Client: City of Greensboro
Location: Greensboro, NC

In the summer of 2002, the City of Greensboro (pop. 200,000+), suffered a severe water shortage, resulting from back-to-back drought years throughout Piedmont, NC. The City tapped Hazen and Sawyer to help analyze the risk – finding that the City could run out of water completely by the following summer – and to develop a strategy to supplement the City’s water supply.

Project Outcomes and Benefits

  • Study of historical data and supply-and-demand curves with City staff quickly yielded actionable data.
  • Strategy to avert risk of water shortage quickly developed and facilities designed.
  • All local, state, and federal permits for construction obtained in just 10 weeks.

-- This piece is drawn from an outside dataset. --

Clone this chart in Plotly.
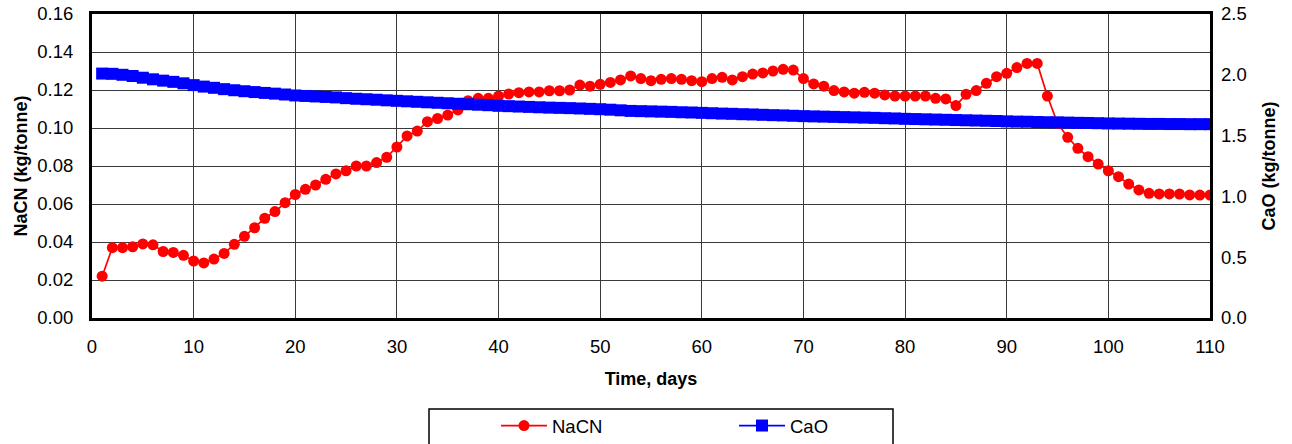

Hazen and Sawyer performed a detailed hydraulic and hydrologic analysis that considered storage levels in the City's reservoirs, stream flow in the Haw River, and required minimum releases downstream of the intake.

An existing low head dam, which had fallen into disrepair, offered a means to augment the supply to the City’s reservoir.

The project also required laying 71,100 lf of 30-inch ductile iron pipe - 3,950 pieces of pipe delivered in 280 loads from Birmingham, Alabama.

The most difficult portion of the pipe line installation to construct was the crossing of the Haw River at the beginning of the project. The dry weather and low river flow was welcomed in this case.

The old pumping station at the time the City of Greensboro purchased it from a neighboring municipality.

The completed pump station with elevated electrical equipment to avoid flooding from the river.

Variable speed electrical equipment, top floor of the pump station.

Facing back-to-back droughts, Greensboro’s Water Resources Director, Allan Williams, studied historical records and, together with the Hazen and Sawyer Water Resources Management Group, developed supply-and-demand curves for Greensboro’s future water supply. Their findings indicated that the City could run out of water completely by the following summer. A strategy was quickly developed to supplement the City’s water supply with water from the Haw River, located approximately 13 miles east of the City’s main reservoir, Lake Townsend.

Following meetings with the North Carolina Department of Environment and Natural Resources (NCDENR), Greensboro called on Hazen and Sawyer to help implement the new supplemental Haw River water supply plan. Hazen and Sawyer was authorized to develop a strategy and schedule that would allow the City to pump water from the Haw River, and to design the necessary facilities. Temporary pumping was to be utilized initially, due to the long delivery time required for the permanent pumping equipment.

The project required a fast-track approach to design, permitting, and installation of more than 13 miles of 30-inch raw water transmission pipeline extending from the Haw River to Lake Townsend. To accomplish this, we worked closely with City staff and regulatory agencies to expedite the permit approval process and clear the way for commencement of construction. As a result of these efforts, all local, state, and federal permits (Army Corps of Engineers, NCDENR, CSX Railroad, NCDOT, various cable and natural gas companies) were obtained in just 10 weeks.

Work included reactivating an abandoned intake and pumping facility on the Haw River in order to transfer raw water on an emergency basis to the City’s existing Reservoirs on Reedy Fork. The project involved a detailed surge analysis and the installation of 13.5 miles of 30-inch transmission main and rehabilitation of the existing intake and pumping facility, which included furnishing two 500 HP, 12 mgd variable speed pumps. This is the largest installation of in-series submersible pumps in the United States.